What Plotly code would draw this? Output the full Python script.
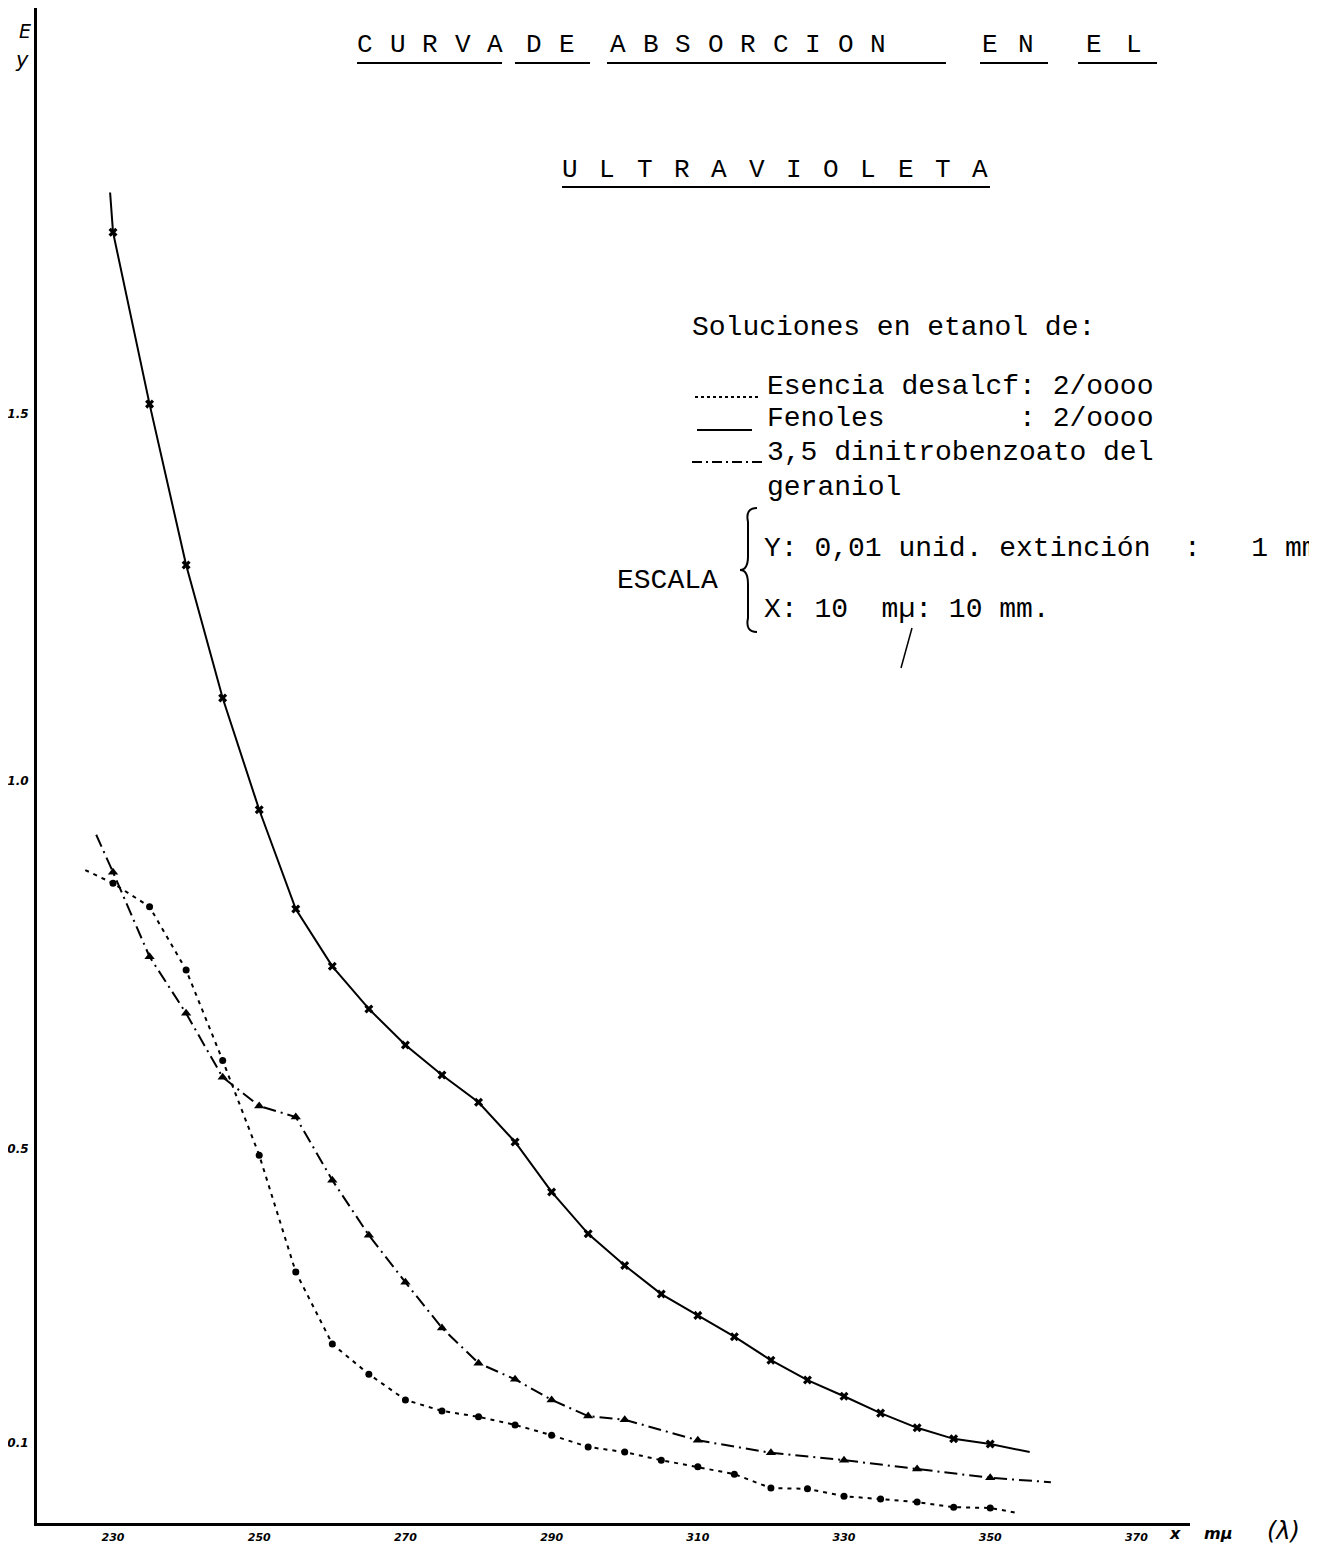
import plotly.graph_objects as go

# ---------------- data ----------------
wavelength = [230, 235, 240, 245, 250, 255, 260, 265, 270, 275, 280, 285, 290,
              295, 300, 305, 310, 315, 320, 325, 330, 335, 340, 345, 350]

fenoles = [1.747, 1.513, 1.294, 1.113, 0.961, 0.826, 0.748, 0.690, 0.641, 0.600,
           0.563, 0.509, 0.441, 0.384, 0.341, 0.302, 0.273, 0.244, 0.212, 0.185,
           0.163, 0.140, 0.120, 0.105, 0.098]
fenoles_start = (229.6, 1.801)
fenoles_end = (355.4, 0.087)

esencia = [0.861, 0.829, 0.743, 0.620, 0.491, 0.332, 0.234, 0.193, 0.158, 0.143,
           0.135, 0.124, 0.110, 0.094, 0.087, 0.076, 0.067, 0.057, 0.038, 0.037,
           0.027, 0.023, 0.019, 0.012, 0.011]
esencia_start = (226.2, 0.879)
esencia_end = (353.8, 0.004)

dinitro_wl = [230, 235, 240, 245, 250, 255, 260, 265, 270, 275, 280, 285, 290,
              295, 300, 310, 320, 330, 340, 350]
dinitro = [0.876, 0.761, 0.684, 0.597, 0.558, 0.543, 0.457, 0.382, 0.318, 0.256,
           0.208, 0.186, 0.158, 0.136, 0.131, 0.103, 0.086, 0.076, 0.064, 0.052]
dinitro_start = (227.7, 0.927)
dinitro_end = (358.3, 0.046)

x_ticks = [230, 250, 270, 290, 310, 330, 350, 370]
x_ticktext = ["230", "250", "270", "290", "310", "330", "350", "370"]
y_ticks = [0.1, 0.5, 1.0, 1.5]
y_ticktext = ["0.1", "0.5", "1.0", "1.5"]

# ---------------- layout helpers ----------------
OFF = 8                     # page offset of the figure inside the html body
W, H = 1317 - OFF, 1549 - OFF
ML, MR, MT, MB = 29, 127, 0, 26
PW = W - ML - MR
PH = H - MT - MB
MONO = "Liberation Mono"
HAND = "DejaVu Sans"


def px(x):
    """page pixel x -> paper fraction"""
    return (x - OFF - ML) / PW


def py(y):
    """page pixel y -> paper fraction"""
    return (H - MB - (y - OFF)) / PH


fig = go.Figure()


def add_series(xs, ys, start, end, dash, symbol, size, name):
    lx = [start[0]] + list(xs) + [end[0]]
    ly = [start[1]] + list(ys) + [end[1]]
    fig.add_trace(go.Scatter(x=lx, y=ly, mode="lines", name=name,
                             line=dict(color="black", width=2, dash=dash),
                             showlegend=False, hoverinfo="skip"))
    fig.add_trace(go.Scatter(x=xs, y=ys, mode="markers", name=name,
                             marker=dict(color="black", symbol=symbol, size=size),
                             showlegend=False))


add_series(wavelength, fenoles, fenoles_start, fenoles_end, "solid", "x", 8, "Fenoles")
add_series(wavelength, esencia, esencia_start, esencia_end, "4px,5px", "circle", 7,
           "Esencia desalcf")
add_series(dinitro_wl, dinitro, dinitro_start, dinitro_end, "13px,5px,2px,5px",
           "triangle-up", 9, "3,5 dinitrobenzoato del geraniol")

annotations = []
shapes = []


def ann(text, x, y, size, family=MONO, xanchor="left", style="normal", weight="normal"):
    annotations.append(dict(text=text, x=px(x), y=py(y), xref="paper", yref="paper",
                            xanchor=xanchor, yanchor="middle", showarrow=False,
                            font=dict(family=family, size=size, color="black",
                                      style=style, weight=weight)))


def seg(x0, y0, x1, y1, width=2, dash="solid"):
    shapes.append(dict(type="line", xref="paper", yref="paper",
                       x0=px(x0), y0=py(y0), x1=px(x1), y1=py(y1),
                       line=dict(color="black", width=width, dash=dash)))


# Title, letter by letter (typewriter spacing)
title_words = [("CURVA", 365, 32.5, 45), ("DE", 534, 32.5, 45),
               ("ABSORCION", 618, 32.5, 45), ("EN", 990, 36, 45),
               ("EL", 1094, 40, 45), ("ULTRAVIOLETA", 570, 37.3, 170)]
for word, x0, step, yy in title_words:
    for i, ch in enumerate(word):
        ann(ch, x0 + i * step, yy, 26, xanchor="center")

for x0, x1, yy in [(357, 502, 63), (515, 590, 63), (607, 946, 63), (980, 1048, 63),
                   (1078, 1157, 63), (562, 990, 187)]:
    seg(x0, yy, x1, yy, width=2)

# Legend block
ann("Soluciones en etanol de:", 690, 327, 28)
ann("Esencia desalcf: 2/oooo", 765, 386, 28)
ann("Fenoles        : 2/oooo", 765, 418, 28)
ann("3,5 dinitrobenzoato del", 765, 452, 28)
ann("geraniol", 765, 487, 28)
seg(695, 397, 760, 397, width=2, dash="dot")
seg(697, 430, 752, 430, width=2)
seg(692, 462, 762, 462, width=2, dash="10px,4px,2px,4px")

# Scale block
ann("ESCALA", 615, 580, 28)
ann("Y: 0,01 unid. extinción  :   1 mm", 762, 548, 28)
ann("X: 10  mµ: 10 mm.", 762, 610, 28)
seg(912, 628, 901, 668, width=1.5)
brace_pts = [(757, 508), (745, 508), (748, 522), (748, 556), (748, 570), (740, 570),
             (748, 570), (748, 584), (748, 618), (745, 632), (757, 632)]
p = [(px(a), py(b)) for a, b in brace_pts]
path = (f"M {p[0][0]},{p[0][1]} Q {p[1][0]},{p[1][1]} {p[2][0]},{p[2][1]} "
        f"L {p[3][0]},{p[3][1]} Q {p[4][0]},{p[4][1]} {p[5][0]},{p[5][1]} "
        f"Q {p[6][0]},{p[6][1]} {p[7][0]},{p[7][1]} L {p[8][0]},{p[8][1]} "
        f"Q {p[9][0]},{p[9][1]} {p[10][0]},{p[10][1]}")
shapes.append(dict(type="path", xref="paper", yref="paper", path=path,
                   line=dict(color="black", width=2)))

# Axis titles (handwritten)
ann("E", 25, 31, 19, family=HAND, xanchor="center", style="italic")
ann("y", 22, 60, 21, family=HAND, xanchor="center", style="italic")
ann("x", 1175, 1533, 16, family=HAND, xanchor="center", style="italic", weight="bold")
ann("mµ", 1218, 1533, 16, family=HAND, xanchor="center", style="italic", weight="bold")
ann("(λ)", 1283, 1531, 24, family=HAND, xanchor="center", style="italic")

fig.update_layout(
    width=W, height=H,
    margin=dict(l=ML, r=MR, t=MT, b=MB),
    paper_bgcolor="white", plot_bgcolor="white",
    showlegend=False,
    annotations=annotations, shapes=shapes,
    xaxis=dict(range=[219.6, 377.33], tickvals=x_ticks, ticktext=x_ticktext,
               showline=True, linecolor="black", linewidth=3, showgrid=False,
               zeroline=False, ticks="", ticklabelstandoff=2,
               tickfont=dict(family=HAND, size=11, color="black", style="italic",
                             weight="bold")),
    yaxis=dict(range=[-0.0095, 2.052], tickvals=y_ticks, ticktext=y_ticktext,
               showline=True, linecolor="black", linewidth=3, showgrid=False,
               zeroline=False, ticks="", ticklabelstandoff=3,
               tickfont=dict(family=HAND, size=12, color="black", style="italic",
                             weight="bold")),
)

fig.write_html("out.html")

________________________________________

§ Problem requirements
Skip the images and write out the rest of the listing exactly.

§ Problem solution
What Plotly code would draw this? Output the full Python script.
import plotly.graph_objects as go

# ---------------- data ----------------
wavelength = [230, 235, 240, 245, 250, 255, 260, 265, 270, 275, 280, 285, 290,
              295, 300, 305, 310, 315, 320, 325, 330, 335, 340, 345, 350]

fenoles = [1.747, 1.513, 1.294, 1.113, 0.961, 0.826, 0.748, 0.690, 0.641, 0.600,
           0.563, 0.509, 0.441, 0.384, 0.341, 0.302, 0.273, 0.244, 0.212, 0.185,
           0.163, 0.140, 0.120, 0.105, 0.098]
fenoles_start = (229.6, 1.801)
fenoles_end = (355.4, 0.087)

esencia = [0.861, 0.829, 0.743, 0.620, 0.491, 0.332, 0.234, 0.193, 0.158, 0.143,
           0.135, 0.124, 0.110, 0.094, 0.087, 0.076, 0.067, 0.057, 0.038, 0.037,
           0.027, 0.023, 0.019, 0.012, 0.011]
esencia_start = (226.2, 0.879)
esencia_end = (353.8, 0.004)

dinitro_wl = [230, 235, 240, 245, 250, 255, 260, 265, 270, 275, 280, 285, 290,
              295, 300, 310, 320, 330, 340, 350]
dinitro = [0.876, 0.761, 0.684, 0.597, 0.558, 0.543, 0.457, 0.382, 0.318, 0.256,
           0.208, 0.186, 0.158, 0.136, 0.131, 0.103, 0.086, 0.076, 0.064, 0.052]
dinitro_start = (227.7, 0.927)
dinitro_end = (358.3, 0.046)

x_ticks = [230, 250, 270, 290, 310, 330, 350, 370]
x_ticktext = ["230", "250", "270", "290", "310", "330", "350", "370"]
y_ticks = [0.1, 0.5, 1.0, 1.5]
y_ticktext = ["0.1", "0.5", "1.0", "1.5"]

# ---------------- layout helpers ----------------
OFF = 8                     # page offset of the figure inside the html body
W, H = 1317 - OFF, 1549 - OFF
ML, MR, MT, MB = 29, 127, 0, 26
PW = W - ML - MR
PH = H - MT - MB
MONO = "Liberation Mono"
HAND = "DejaVu Sans"


def px(x):
    """page pixel x -> paper fraction"""
    return (x - OFF - ML) / PW


def py(y):
    """page pixel y -> paper fraction"""
    return (H - MB - (y - OFF)) / PH


fig = go.Figure()


def add_series(xs, ys, start, end, dash, symbol, size, name):
    lx = [start[0]] + list(xs) + [end[0]]
    ly = [start[1]] + list(ys) + [end[1]]
    fig.add_trace(go.Scatter(x=lx, y=ly, mode="lines", name=name,
                             line=dict(color="black", width=2, dash=dash),
                             showlegend=False, hoverinfo="skip"))
    fig.add_trace(go.Scatter(x=xs, y=ys, mode="markers", name=name,
                             marker=dict(color="black", symbol=symbol, size=size),
                             showlegend=False))


add_series(wavelength, fenoles, fenoles_start, fenoles_end, "solid", "x", 8, "Fenoles")
add_series(wavelength, esencia, esencia_start, esencia_end, "4px,5px", "circle", 7,
           "Esencia desalcf")
add_series(dinitro_wl, dinitro, dinitro_start, dinitro_end, "13px,5px,2px,5px",
           "triangle-up", 9, "3,5 dinitrobenzoato del geraniol")

annotations = []
shapes = []


def ann(text, x, y, size, family=MONO, xanchor="left", style="normal", weight="normal"):
    annotations.append(dict(text=text, x=px(x), y=py(y), xref="paper", yref="paper",
                            xanchor=xanchor, yanchor="middle", showarrow=False,
                            font=dict(family=family, size=size, color="black",
                                      style=style, weight=weight)))


def seg(x0, y0, x1, y1, width=2, dash="solid"):
    shapes.append(dict(type="line", xref="paper", yref="paper",
                       x0=px(x0), y0=py(y0), x1=px(x1), y1=py(y1),
                       line=dict(color="black", width=width, dash=dash)))


# Title, letter by letter (typewriter spacing)
title_words = [("CURVA", 365, 32.5, 45), ("DE", 534, 32.5, 45),
               ("ABSORCION", 618, 32.5, 45), ("EN", 990, 36, 45),
               ("EL", 1094, 40, 45), ("ULTRAVIOLETA", 570, 37.3, 170)]
for word, x0, step, yy in title_words:
    for i, ch in enumerate(word):
        ann(ch, x0 + i * step, yy, 26, xanchor="center")

for x0, x1, yy in [(357, 502, 63), (515, 590, 63), (607, 946, 63), (980, 1048, 63),
                   (1078, 1157, 63), (562, 990, 187)]:
    seg(x0, yy, x1, yy, width=2)

# Legend block
ann("Soluciones en etanol de:", 690, 327, 28)
ann("Esencia desalcf: 2/oooo", 765, 386, 28)
ann("Fenoles        : 2/oooo", 765, 418, 28)
ann("3,5 dinitrobenzoato del", 765, 452, 28)
ann("geraniol", 765, 487, 28)
seg(695, 397, 760, 397, width=2, dash="dot")
seg(697, 430, 752, 430, width=2)
seg(692, 462, 762, 462, width=2, dash="10px,4px,2px,4px")

# Scale block
ann("ESCALA", 615, 580, 28)
ann("Y: 0,01 unid. extinción  :   1 mm", 762, 548, 28)
ann("X: 10  mµ: 10 mm.", 762, 610, 28)
seg(912, 628, 901, 668, width=1.5)
brace_pts = [(757, 508), (745, 508), (748, 522), (748, 556), (748, 570), (740, 570),
             (748, 570), (748, 584), (748, 618), (745, 632), (757, 632)]
p = [(px(a), py(b)) for a, b in brace_pts]
path = (f"M {p[0][0]},{p[0][1]} Q {p[1][0]},{p[1][1]} {p[2][0]},{p[2][1]} "
        f"L {p[3][0]},{p[3][1]} Q {p[4][0]},{p[4][1]} {p[5][0]},{p[5][1]} "
        f"Q {p[6][0]},{p[6][1]} {p[7][0]},{p[7][1]} L {p[8][0]},{p[8][1]} "
        f"Q {p[9][0]},{p[9][1]} {p[10][0]},{p[10][1]}")
shapes.append(dict(type="path", xref="paper", yref="paper", path=path,
                   line=dict(color="black", width=2)))

# Axis titles (handwritten)
ann("E", 25, 31, 19, family=HAND, xanchor="center", style="italic")
ann("y", 22, 60, 21, family=HAND, xanchor="center", style="italic")
ann("x", 1175, 1533, 16, family=HAND, xanchor="center", style="italic", weight="bold")
ann("mµ", 1218, 1533, 16, family=HAND, xanchor="center", style="italic", weight="bold")
ann("(λ)", 1283, 1531, 24, family=HAND, xanchor="center", style="italic")

fig.update_layout(
    width=W, height=H,
    margin=dict(l=ML, r=MR, t=MT, b=MB),
    paper_bgcolor="white", plot_bgcolor="white",
    showlegend=False,
    annotations=annotations, shapes=shapes,
    xaxis=dict(range=[219.6, 377.33], tickvals=x_ticks, ticktext=x_ticktext,
               showline=True, linecolor="black", linewidth=3, showgrid=False,
               zeroline=False, ticks="", ticklabelstandoff=2,
               tickfont=dict(family=HAND, size=11, color="black", style="italic",
                             weight="bold")),
    yaxis=dict(range=[-0.0095, 2.052], tickvals=y_ticks, ticktext=y_ticktext,
               showline=True, linecolor="black", linewidth=3, showgrid=False,
               zeroline=False, ticks="", ticklabelstandoff=3,
               tickfont=dict(family=HAND, size=12, color="black", style="italic",
                             weight="bold")),
)

fig.write_html("out.html")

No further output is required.